§ Problem to work on
From the listing below, tally the lines that include "matplotlib". Return only the total.

Entries with chart source code:
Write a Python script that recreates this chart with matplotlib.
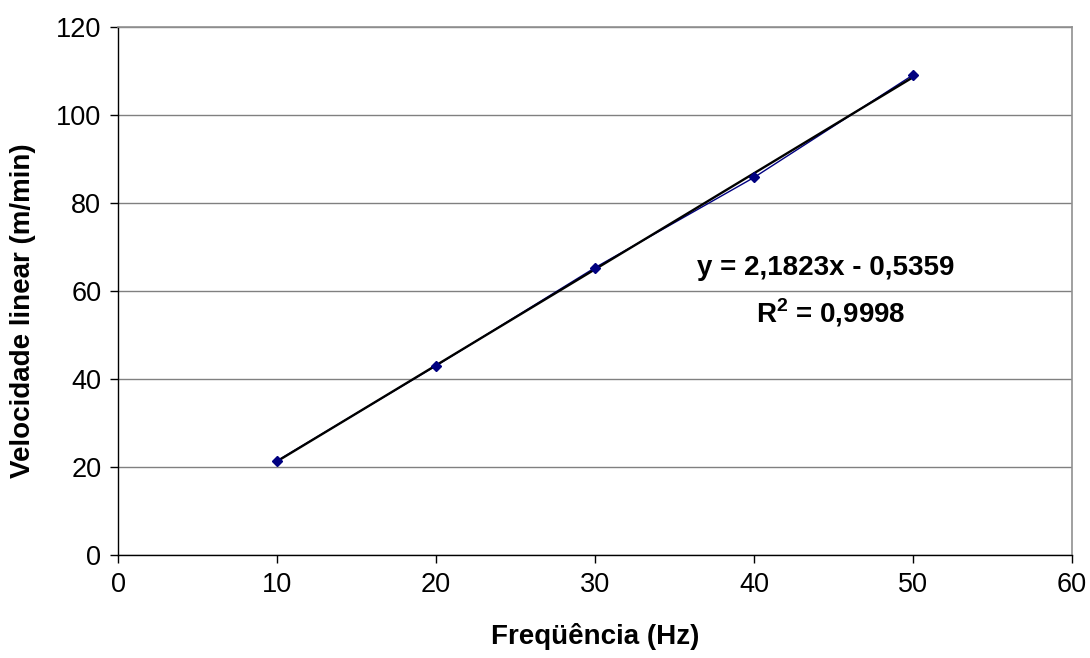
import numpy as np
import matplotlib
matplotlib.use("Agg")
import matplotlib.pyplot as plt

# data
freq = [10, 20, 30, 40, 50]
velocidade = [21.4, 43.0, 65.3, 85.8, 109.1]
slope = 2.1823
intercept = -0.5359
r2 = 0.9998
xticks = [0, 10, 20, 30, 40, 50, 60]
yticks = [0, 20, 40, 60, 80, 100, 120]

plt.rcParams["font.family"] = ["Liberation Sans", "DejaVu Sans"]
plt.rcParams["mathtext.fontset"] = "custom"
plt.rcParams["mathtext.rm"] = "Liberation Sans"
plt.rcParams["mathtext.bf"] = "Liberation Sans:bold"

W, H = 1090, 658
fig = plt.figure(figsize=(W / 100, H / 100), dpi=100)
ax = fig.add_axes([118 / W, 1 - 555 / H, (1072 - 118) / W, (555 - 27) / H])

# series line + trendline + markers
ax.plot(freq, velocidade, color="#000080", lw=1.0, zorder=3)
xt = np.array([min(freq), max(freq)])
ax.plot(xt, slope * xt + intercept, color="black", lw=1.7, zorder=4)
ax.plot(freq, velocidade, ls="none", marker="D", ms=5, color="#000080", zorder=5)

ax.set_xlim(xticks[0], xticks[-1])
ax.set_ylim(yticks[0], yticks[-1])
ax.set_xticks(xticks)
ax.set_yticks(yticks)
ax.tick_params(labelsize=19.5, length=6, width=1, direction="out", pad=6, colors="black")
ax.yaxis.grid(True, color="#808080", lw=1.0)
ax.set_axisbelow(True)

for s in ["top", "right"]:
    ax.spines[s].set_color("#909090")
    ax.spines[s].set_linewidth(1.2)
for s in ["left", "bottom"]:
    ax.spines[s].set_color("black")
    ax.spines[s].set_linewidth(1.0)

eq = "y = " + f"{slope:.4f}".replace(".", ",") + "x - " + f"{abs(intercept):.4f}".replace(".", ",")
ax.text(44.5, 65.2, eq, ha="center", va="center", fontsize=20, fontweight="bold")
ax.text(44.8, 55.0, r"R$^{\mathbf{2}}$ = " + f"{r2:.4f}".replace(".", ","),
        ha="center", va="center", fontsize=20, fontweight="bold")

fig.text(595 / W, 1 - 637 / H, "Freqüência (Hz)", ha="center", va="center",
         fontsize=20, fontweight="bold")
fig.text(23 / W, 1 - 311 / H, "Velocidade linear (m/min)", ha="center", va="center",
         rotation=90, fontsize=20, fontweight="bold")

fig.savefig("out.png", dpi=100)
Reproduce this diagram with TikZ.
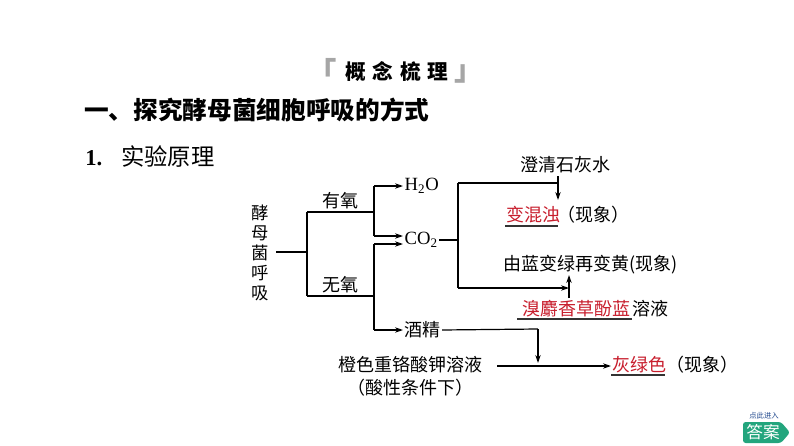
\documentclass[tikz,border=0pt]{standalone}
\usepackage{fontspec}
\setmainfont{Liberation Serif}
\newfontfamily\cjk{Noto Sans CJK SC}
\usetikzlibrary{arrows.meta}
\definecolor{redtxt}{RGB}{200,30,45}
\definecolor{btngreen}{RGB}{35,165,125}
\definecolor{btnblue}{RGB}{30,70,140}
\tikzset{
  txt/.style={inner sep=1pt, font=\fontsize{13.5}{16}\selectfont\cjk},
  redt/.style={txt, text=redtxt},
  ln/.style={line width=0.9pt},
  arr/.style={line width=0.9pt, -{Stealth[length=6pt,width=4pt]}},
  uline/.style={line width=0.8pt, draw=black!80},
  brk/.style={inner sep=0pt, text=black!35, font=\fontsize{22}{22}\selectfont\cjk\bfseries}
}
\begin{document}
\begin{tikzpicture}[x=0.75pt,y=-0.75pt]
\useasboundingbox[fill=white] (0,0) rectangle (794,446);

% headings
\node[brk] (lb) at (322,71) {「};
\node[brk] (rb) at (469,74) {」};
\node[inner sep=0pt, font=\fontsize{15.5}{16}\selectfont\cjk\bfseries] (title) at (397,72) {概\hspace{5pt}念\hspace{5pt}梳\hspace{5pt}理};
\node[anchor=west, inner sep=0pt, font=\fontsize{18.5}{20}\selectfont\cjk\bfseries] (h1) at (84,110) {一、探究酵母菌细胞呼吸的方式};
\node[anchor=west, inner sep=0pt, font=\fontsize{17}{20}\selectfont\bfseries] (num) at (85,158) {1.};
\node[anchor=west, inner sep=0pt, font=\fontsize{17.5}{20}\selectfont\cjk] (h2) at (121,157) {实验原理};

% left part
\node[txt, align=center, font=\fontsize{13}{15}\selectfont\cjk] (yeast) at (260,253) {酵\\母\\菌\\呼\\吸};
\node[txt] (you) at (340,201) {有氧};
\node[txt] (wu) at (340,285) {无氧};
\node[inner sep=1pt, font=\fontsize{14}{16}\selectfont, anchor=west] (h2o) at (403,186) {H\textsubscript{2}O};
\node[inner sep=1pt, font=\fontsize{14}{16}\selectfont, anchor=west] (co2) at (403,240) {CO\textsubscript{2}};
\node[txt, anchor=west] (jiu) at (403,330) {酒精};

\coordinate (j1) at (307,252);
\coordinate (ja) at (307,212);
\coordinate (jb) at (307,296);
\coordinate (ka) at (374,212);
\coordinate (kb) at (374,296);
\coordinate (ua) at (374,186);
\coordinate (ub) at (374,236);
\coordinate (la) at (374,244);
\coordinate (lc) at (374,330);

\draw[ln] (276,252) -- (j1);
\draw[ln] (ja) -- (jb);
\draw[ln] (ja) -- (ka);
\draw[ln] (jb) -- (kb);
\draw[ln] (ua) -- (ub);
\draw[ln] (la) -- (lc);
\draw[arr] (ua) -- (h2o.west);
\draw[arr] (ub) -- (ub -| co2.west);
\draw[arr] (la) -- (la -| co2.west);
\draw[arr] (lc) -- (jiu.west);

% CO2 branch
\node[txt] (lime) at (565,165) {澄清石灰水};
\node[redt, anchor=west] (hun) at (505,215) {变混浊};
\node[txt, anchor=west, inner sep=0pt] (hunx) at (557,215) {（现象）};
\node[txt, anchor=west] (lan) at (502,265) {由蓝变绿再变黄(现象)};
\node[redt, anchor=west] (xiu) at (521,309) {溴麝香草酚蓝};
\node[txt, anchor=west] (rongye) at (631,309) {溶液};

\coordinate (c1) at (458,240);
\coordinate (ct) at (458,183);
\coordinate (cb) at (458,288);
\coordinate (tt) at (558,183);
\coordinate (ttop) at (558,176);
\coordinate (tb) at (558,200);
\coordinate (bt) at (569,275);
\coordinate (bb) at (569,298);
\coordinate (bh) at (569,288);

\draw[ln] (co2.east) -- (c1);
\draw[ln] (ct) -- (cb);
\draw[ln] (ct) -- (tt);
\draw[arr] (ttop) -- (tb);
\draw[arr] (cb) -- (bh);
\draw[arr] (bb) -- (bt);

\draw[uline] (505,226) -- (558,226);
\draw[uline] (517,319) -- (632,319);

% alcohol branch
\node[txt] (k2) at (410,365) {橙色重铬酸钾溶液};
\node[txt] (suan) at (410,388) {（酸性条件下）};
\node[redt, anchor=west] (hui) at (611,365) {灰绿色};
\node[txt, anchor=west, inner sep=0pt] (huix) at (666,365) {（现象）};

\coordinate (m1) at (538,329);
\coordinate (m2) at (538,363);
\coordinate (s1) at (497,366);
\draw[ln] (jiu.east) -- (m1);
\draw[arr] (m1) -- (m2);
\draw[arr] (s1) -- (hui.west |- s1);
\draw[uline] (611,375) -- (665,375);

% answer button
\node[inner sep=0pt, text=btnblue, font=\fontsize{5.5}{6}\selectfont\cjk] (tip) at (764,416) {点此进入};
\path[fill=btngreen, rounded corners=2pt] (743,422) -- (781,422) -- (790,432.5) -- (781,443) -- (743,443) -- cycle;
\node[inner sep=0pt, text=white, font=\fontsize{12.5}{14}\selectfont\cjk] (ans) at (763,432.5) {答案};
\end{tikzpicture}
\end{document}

§ Expected output
4